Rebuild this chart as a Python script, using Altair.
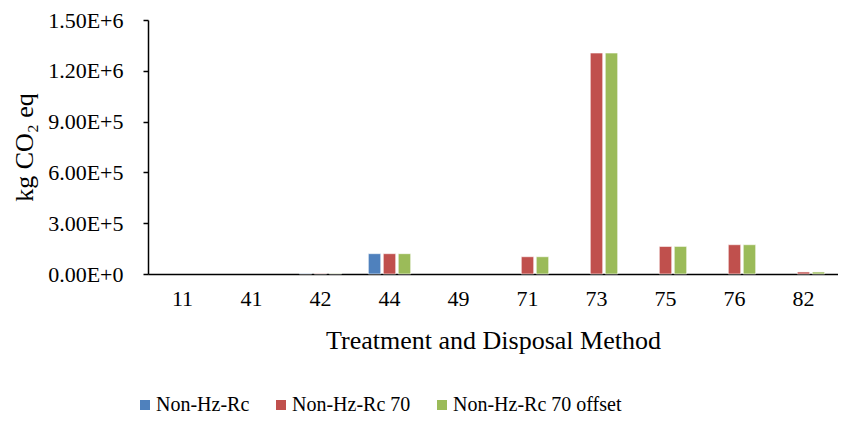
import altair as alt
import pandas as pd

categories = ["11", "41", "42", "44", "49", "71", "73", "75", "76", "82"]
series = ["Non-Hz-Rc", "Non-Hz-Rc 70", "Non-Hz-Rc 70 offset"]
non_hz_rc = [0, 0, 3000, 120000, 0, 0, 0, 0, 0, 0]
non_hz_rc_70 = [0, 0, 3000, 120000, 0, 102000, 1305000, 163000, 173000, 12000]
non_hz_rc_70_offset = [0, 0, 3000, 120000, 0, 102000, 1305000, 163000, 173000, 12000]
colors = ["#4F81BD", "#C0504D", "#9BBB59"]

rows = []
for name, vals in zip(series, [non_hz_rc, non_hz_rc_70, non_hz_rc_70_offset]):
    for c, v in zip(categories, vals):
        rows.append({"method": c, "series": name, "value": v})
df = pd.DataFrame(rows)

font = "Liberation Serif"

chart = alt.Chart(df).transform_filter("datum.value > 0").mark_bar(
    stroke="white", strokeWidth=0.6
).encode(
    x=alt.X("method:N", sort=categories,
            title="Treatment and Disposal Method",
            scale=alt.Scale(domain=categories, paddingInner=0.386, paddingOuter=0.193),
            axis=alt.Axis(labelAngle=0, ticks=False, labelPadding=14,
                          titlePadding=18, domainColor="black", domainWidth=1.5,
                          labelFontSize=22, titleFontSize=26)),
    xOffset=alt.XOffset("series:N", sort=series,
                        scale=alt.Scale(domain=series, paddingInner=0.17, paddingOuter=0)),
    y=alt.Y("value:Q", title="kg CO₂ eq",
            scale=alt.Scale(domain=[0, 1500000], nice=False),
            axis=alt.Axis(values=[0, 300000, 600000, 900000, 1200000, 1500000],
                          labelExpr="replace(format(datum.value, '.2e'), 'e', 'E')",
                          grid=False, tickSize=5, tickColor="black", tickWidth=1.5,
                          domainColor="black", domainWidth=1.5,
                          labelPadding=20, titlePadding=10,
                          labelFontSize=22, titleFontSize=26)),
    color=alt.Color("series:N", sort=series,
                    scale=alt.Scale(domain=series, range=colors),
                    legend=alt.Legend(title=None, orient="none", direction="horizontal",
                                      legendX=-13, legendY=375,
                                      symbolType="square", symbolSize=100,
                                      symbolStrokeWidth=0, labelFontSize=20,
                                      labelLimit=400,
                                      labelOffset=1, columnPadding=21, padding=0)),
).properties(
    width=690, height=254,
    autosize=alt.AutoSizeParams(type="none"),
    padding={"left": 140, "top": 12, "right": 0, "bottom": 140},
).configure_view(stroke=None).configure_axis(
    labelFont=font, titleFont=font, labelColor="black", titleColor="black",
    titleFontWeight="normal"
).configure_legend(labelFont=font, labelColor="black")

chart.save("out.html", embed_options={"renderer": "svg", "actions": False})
- - - -
* **Task goal**:
Repeat the listing above up to and including the line with "import pandas as pd", starting from its first line. Drop any pictures.

* **Answer below**:
Rebuild this chart as a Python script, using Altair.
import altair as alt
import pandas as pd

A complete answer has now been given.